York Stairs, the only monument of Zimri’s splendour left, stand now in the middle of the gardens of the new Embankment. Till the Embankment was made, the gate was approached by a small enclosed terrace planted with lime trees. The water gate consists of a central archway and two side windows. Four rusticated columns support an arched pediment and two couchant lions holding shields. On a scroll are the Villiers arms. On the street side rise three arches, flanked by pilasters and an entablature, on which are four stone globes. Above the keystone of the arches are shields and anchors. In the centre are the arms of Villiers impaling those of Manners. The Villiers’ motto, Fidei coticula crux, “The cross is the whetstone of faith,” is inscribed on the frieze. The gate, as it now stands, is ridiculous, and is almost buried in the soil. It would be a charity to remove it to a water-side position.

In 1661, on the day of the great affray at the Tower Wharf between the retinues of the French and Spanish ambassadors, arising out of a dispute for precedence, Pepys saw the latter return to York House in triumph, guarded with fifty drawn swords, having killed several Frenchmen. “It is strange,” says the amusing quidnunc, “to see how all the city did rejoice, and, indeed, we do naturally all love the Spanish and hate the French.” Worthy man! the fact was, all time-servers were then agog about the queen who was expected from Portugal. From York House Pepys went peering about the French ambassador’s, and found his retainers all like dead men and shaking their heads. “There are no men in the world,” he says, “of a more insolent spirit when they do well, and more abject if they miscarry, than these people are.”[234]

In 1683 the learned and amiable John Evelyn, being then on the Board of Trade, took a house in Villiers Street for the winter, partly for business purposes, partly to educate his daughters.[235] Evelyn’s works gave a valuable impetus to art and agriculture.

Addison’s jovial friend, that delightful writer, Sir Richard Steele, lived in Villiers Street from 1721 to 1724, after the death of his wife, the jealous “Prue.” Here he wrote his Conscious Lovers. The big, swarthy-faced ex-trooper, so contrasting with his grave and colder friend Addison, is a salient personage in the English Temple of Fame.

Duke Street, built circa 1675,[236] was named from the last Duke of Buckingham. Humphrey Wanley, the great Harleian librarian, lived here, and the son of Shadwell, the poet and Dryden’s enemy, who was an eminent physician, and inherited much of his father’s excellent sense.
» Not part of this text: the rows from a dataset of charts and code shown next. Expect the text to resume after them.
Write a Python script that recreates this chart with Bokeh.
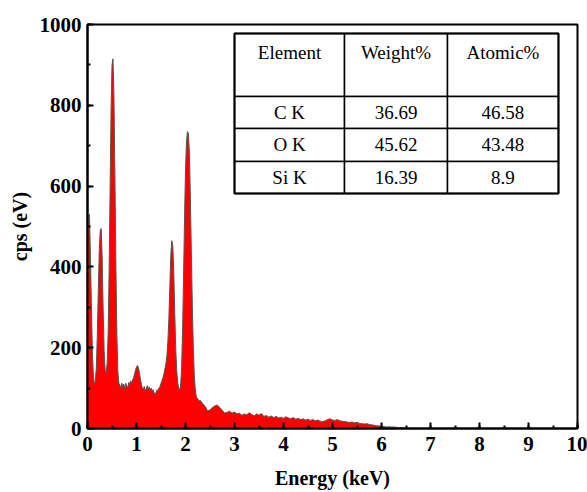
from bokeh.plotting import figure
from bokeh.models import ColumnDataSource, Range1d, FixedTicker
from bokeh.core.properties import value
from bokeh.embed import file_html
from bokeh.resources import INLINE

# ---- spectrum data ----
energy_low = [0.00, 0.02, 0.04, 0.06, 0.08, 0.10, 0.12, 0.14, 0.16, 0.18,
              0.20, 0.22, 0.24, 0.26, 0.28, 0.30, 0.32, 0.34, 0.36, 0.38,
              0.40, 0.42, 0.44, 0.46, 0.48, 0.50, 0.52, 0.54, 0.56, 0.58,
              0.60, 0.62, 0.64, 0.66, 0.68, 0.70, 0.72, 0.74, 0.76, 0.78,
              0.80, 0.82, 0.84, 0.86, 0.88, 0.90, 0.92, 0.94, 0.96, 0.98,
              1.00, 1.02, 1.04, 1.06, 1.08, 1.10, 1.12, 1.14, 1.16, 1.18,
              1.20, 1.22, 1.24, 1.26, 1.28, 1.30, 1.32, 1.34, 1.36, 1.38,
              1.40, 1.42, 1.44, 1.46, 1.48, 1.50, 1.52, 1.54, 1.56, 1.58,
              1.60, 1.62, 1.64, 1.66, 1.68, 1.70, 1.72, 1.74, 1.76, 1.78,
              1.80, 1.82, 1.84, 1.86, 1.88, 1.90, 1.92, 1.94, 1.96, 1.98,
              2.00, 2.02, 2.04, 2.06, 2.08, 2.10, 2.12, 2.14, 2.16, 2.18,
              2.20, 2.22, 2.24, 2.26, 2.28, 2.30]
cps_low = [470, 520, 530, 430, 300, 190, 130, 112, 115, 150,
           230, 340, 440, 490, 495, 420, 290, 190, 145, 138,
           160, 230, 380, 580, 780, 900, 915, 820, 620, 400,
           230, 140, 112, 108, 100, 112, 104, 110, 98, 112,
           105, 100, 114, 108, 118, 112, 120, 125, 135, 145,
           152, 156, 150, 138, 122, 110, 100, 97, 104, 92,
           100, 106, 98, 103, 95, 100, 92, 96, 88, 84,
           90, 96, 93, 100, 104, 112, 118, 126, 135, 148,
           160, 180, 215, 270, 350, 430, 465, 455, 390, 290,
           200, 145, 115, 100, 95, 105, 150, 240, 370, 520,
           640, 710, 735, 730, 680, 570, 430, 300, 200, 130,
           95, 80, 75, 72, 68, 70]
energy_high = [2.35, 2.40, 2.45, 2.50, 2.55, 2.60, 2.65, 2.70, 2.75, 2.80,
               2.85, 2.90, 2.95, 3.00, 3.05, 3.10, 3.15, 3.20, 3.25, 3.30,
               3.35, 3.40, 3.45, 3.50, 3.55, 3.60, 3.65, 3.70, 3.75, 3.80,
               3.85, 3.90, 3.95, 4.00, 4.05, 4.10, 4.15, 4.20, 4.25, 4.30,
               4.35, 4.40, 4.45, 4.50, 4.55, 4.60, 4.65, 4.70, 4.75, 4.80,
               4.85, 4.90, 4.95, 5.00, 5.05, 5.10, 5.15, 5.20, 5.25, 5.30,
               5.35, 5.40, 5.45, 5.50, 5.55, 5.60, 5.65, 5.70, 5.75, 5.80,
               5.85, 5.90, 5.95, 6.00, 6.10, 6.20, 6.30, 6.40, 6.50, 6.60,
               7.00, 8.00, 9.00, 10.00]
cps_high = [62, 55, 44, 46, 52, 56, 58, 52, 45, 38,
            40, 43, 38, 41, 36, 38, 33, 36, 34, 39,
            35, 31, 36, 33, 37, 30, 32, 28, 31, 27,
            30, 26, 28, 25, 29, 26, 24, 27, 23, 25,
            22, 24, 21, 23, 20, 22, 19, 21, 18, 17,
            19, 22, 24, 21, 20, 22, 19, 18, 17, 16,
            15, 16, 14, 15, 13, 12, 11, 12, 10, 9,
            8, 7, 6, 5, 4, 4, 3, 2, 1, 0,
            0, 0, 0, 0]
energy = energy_low + energy_high
cps = cps_low + cps_high

# ---- table data ----
table_header = ["Element", "Weight%", "Atomic%"]
elements = ["C K", "O K", "Si K"]
weight_pct = ["36.69", "45.62", "16.39"]
atomic_pct = ["46.58", "43.48", "8.9"]

x_ticks = [0, 1, 2, 3, 4, 5, 6, 7, 8, 9, 10]
y_ticks = [0, 200, 400, 600, 800, 1000]

SERIF = "Liberation Serif"

p = figure(width=587, height=492, output_backend="svg", toolbar_location=None,
           x_range=Range1d(0, 10), y_range=Range1d(0, 1000),
           min_border_left=87, min_border_right=10, min_border_top=24,
           min_border_bottom=64)
p.grid.visible = False
p.background_fill_color = "white"
p.border_fill_color = "white"
p.outline_line_color = "black"
p.outline_line_width = 2

src = ColumnDataSource(dict(x=energy, y=cps))
p.varea(x="x", y1=0, y2="y", source=src, fill_color="#ff0000")
p.line(x="x", y="y", source=src, line_color="#555555", line_width=1)

# axes styling
for ax in (p.xaxis[0], p.yaxis[0]):
    ax.axis_line_width = 2
    ax.axis_line_color = "black"
    ax.major_tick_in = 6
    ax.major_tick_out = 0
    ax.minor_tick_in = 3
    ax.minor_tick_out = 0
    ax.major_tick_line_width = 2
    ax.minor_tick_line_width = 2
    ax.major_label_text_font = SERIF
    ax.major_label_text_font_style = "bold"
    ax.major_label_text_font_size = "21px"
    ax.major_label_text_color = "black"
    ax.axis_label_text_font = SERIF
    ax.axis_label_text_font_style = "bold"
    ax.axis_label_text_font_size = "20px"
    ax.axis_label_text_color = "black"

p.xaxis.ticker = FixedTicker(ticks=x_ticks, minor_ticks=[i * 0.5 for i in range(21)])
p.yaxis.ticker = FixedTicker(ticks=y_ticks, minor_ticks=[i * 100 for i in range(11)])
p.xaxis.axis_label = "Energy (keV)"
p.yaxis.axis_label = "cps (eV)"
p.xaxis.major_label_standoff = 8
p.yaxis.major_label_standoff = 6
p.xaxis.axis_label_standoff = 13
p.yaxis.axis_label_standoff = 6

# ---- inset table ----
col_edges = [3.0, 5.245, 7.347, 9.612]
row_edges = [977.7, 821.8, 742.6, 660.9, 581.7]
lefts, rights, tops, bottoms = [], [], [], []
for r in range(len(row_edges) - 1):
    for c in range(len(col_edges) - 1):
        lefts.append(col_edges[c]); rights.append(col_edges[c + 1])
        tops.append(row_edges[r]); bottoms.append(row_edges[r + 1])
p.quad(left=lefts, right=rights, top=tops, bottom=bottoms,
       fill_color="white", line_color="black", line_width=1.5)
p.quad(left=[col_edges[0]], right=[col_edges[-1]], top=[row_edges[0]],
       bottom=[row_edges[-1]], fill_alpha=0, line_color="black", line_width=2)

col_centers = [(col_edges[i] + col_edges[i + 1]) / 2 for i in range(3)]
header_y = 931
tx, ty, tt = [], [], []
for i, h in enumerate(table_header):
    tx.append(col_centers[i]); ty.append(header_y); tt.append(h)
for r in range(3):
    yc = (row_edges[r + 1] + row_edges[r + 2]) / 2
    for c, vals in enumerate([elements, weight_pct, atomic_pct]):
        tx.append(col_centers[c]); ty.append(yc); tt.append(vals[r])
p.text(x=tx, y=ty, text=tt, text_align="center", text_baseline="middle",
       text_font=value(SERIF), text_font_size="19px", text_color="black")

open("out.html", "w").write(file_html(p, INLINE))
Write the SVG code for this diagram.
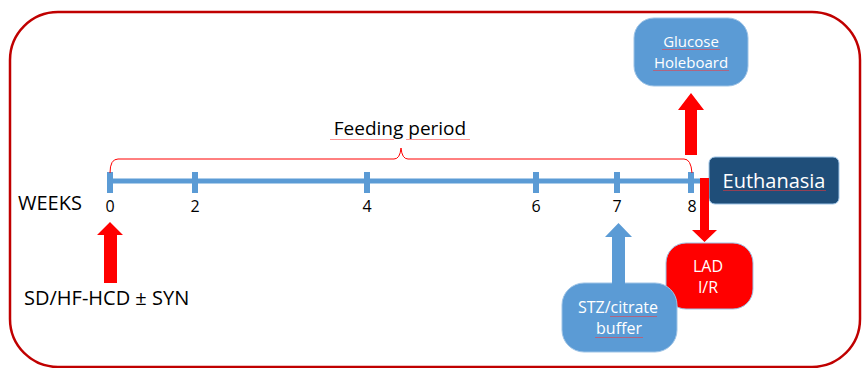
<svg xmlns="http://www.w3.org/2000/svg" width="862" height="368" viewBox="0 0 862 368">
<style>
.t{font-family:"Open Sans","Liberation Sans",sans-serif;fill:#000}
.w{font-family:"Open Sans","Liberation Sans",sans-serif;fill:#fff}
.num{font-size:16px;text-anchor:middle}
.blue{fill:#5b9bd5}
.red{fill:#ff0000}
</style>
<defs>
<pattern id="sq" width="3" height="3" patternUnits="userSpaceOnUse">
<path d="M0,2 L0.75,1 L1.5,2 L2.25,1 L3,2" fill="none" stroke="#ff3030" stroke-width="0.6" stroke-opacity="0.8"/>
</pattern>
</defs>
<rect x="10" y="12" width="850" height="355" rx="48" ry="48" fill="#fff" stroke="#c00000" stroke-width="2.5"/>

<g id="timeline">
<rect x="110" y="178.5" width="598" height="5" class="blue"/>
<rect x="107" y="172" width="6" height="21" class="blue"/>
<rect x="192" y="172" width="6" height="21" class="blue"/>
<rect x="364" y="172" width="6" height="21" class="blue"/>
<rect x="533" y="172" width="6" height="21" class="blue"/>
<rect x="614" y="172" width="6" height="21" class="blue"/>
<rect x="688" y="172" width="6" height="21" class="blue"/>
<text class="t num" x="110" y="212">0</text>
<text class="t num" x="195" y="212">2</text>
<text class="t num" x="367" y="212">4</text>
<text class="t num" x="536" y="212">6</text>
<text class="t num" x="617" y="212">7</text>
<text class="t num" x="692" y="212">8</text>
<text class="t" x="18" y="210" font-size="20">WEEKS</text>
</g>

<g id="feeding-period">
<path d="M110,173 Q110,159 118,159 L394,159 Q400,159 401,148 Q402,159 408,159 L684,159 Q691,159 692,173" fill="none" stroke="#ff0000" stroke-width="1"/>
<text class="t" x="400" y="135" font-size="19" text-anchor="middle">Feeding period</text>
<rect x="330" y="138" width="64" height="3" fill="url(#sq)"/>
<rect x="406" y="138" width="64" height="3" fill="url(#sq)"/>
</g>

<g id="diet">
<text class="t" x="24" y="305" font-size="20">SD/HF-HCD ± SYN</text>
</g>

<g id="glucose-holeboard">
<rect x="634" y="18" width="114" height="68" rx="20" ry="20" class="blue" stroke="#9dc3e6" stroke-width="1"/>
<text class="w" x="691" y="47" font-size="15" text-anchor="middle">Glucose</text>
<text class="w" x="691" y="68" font-size="15" text-anchor="middle">Holeboard</text>
<rect x="662" y="48" width="58" height="3" fill="url(#sq)"/>
<rect x="653" y="69" width="76" height="3" fill="url(#sq)"/>
</g>

<g id="euthanasia">
<rect x="709" y="157" width="130" height="47" rx="6" ry="6" fill="#1f4e79" stroke="#9dc3e6" stroke-width="1"/>
<text class="w" x="774" y="188" font-size="20" text-anchor="middle">Euthanasia</text>
<rect x="723" y="189" width="103" height="3" fill="url(#sq)"/>
</g>

<g id="lad-ir">
<rect x="666" y="243" width="87" height="66" rx="20" ry="20" fill="#ff0000" stroke="#9dc3e6" stroke-width="1"/>
<text class="w" x="708" y="272" font-size="16" text-anchor="middle">LAD</text>
<text class="w" x="708" y="293" font-size="16" text-anchor="middle">I/R</text>
</g>

<g id="stz-citrate">
<rect x="562" y="283" width="115" height="69" rx="22" ry="22" class="blue" stroke="#9dc3e6" stroke-width="1"/>
<text class="w" x="618" y="313" font-size="16" text-anchor="middle">STZ/citrate</text>
<text class="w" x="619" y="334" font-size="16" text-anchor="middle">buffer</text>
<rect x="610" y="315" width="47" height="3" fill="url(#sq)"/>
<rect x="595" y="336" width="48" height="3" fill="url(#sq)"/>
</g>

<g id="connectors">
<polygon class="red" points="104,283 117,283 117,235 123,235 110,222 97,235 104,235"/>
<polygon class="blue" points="612,285 625,285 625,237 632,237 618.5,223 605,237 612,237"/>
<polygon class="red" points="685,155 697,155 697,110 704,110 691,93 678,110 685,110"/>
<polygon class="red" points="700,178 709,178 709,230 717,230 704.5,242 692,230 700,230"/>
</g>
</svg>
In 1672 the “chemyst, statesman, and buffoon” Duke of Buckingham sold York House and gardens for £30,000 to a brewer and woodmonger, who pulled it down and laid out the present streets, naming them, with due respect to rank and wealth, even in a rascal, George Street, Villiers Street, Duke Street, and Buckingham Street. In 1668 their rental was £1359: 10s.[237]

In Charles II.’s time waterworks were started at York Buildings by a company chartered to supply the West end with water, but they failed, being in advance of the time. The company, however, did not concentrate its energies on waterworks; it gave concerts, bought up forfeited estates in Scotland, and started many wild and eccentric projects, in some of which Steele figured prominently. The company has long been forgotten, though kept in memory by a tall water tower, which was standing in the reign of George III.

In Buckingham Street, built in 1675, Samuel Pepys, the diarist, came to live in 1684. The house, since rebuilt, was the last on the west side, and looked on the Thames. It had been his friend Hewer’s before him. A view of the library shows us the tall plain book-cases, and a central window looking on the river. Pepys, the son of an army tailor, and as fond of dress and great people as might be expected of a tailor’s son, was for a long time Secretary of the Admiralty under Charles II. He was President of the Royal Society; and it is largely to his five folio books of ballads that we owe Dr. Percy’s useful compilation, The Relics of Ancient Poetry. Pepys died in 1703, at the house of his friend Hewer, at Clapham.

Pepys’s house (No. 14) became afterwards, in the summer of 1824, the home of Etty, the painter, and remained so till within a few months of his death in 1849. Etty first took the ground floor (afterwards occupied by Mr. Stanfield), then the top floor; the special object of his ambition being to watch sunsets over the river, which he loved as much as Turner did, who frequently said, “There is finer scenery on its banks than on those of any river in Italy.” Its ebb and flow, Etty used to declare, was like life, and “the view from Lambeth to the Abbey not unlike Venice.” In those river-side rooms the artists of two generations have assembled—Fuseli, Flaxman, Holland, Constable, and Hilton—then Turner, Maclise, Dyce, Herbert, and all the younger race. Etty’s rooms looked on to a terrace, with a small cottage at one end; the keeper once was a man named Hewson, supposed to be the original Strap of Roderick Random.[238] An amiable, dreamy genius was the son of the miller and gingerbread-maker of York.

The witty Earl of Dorset lived in this street in 1681.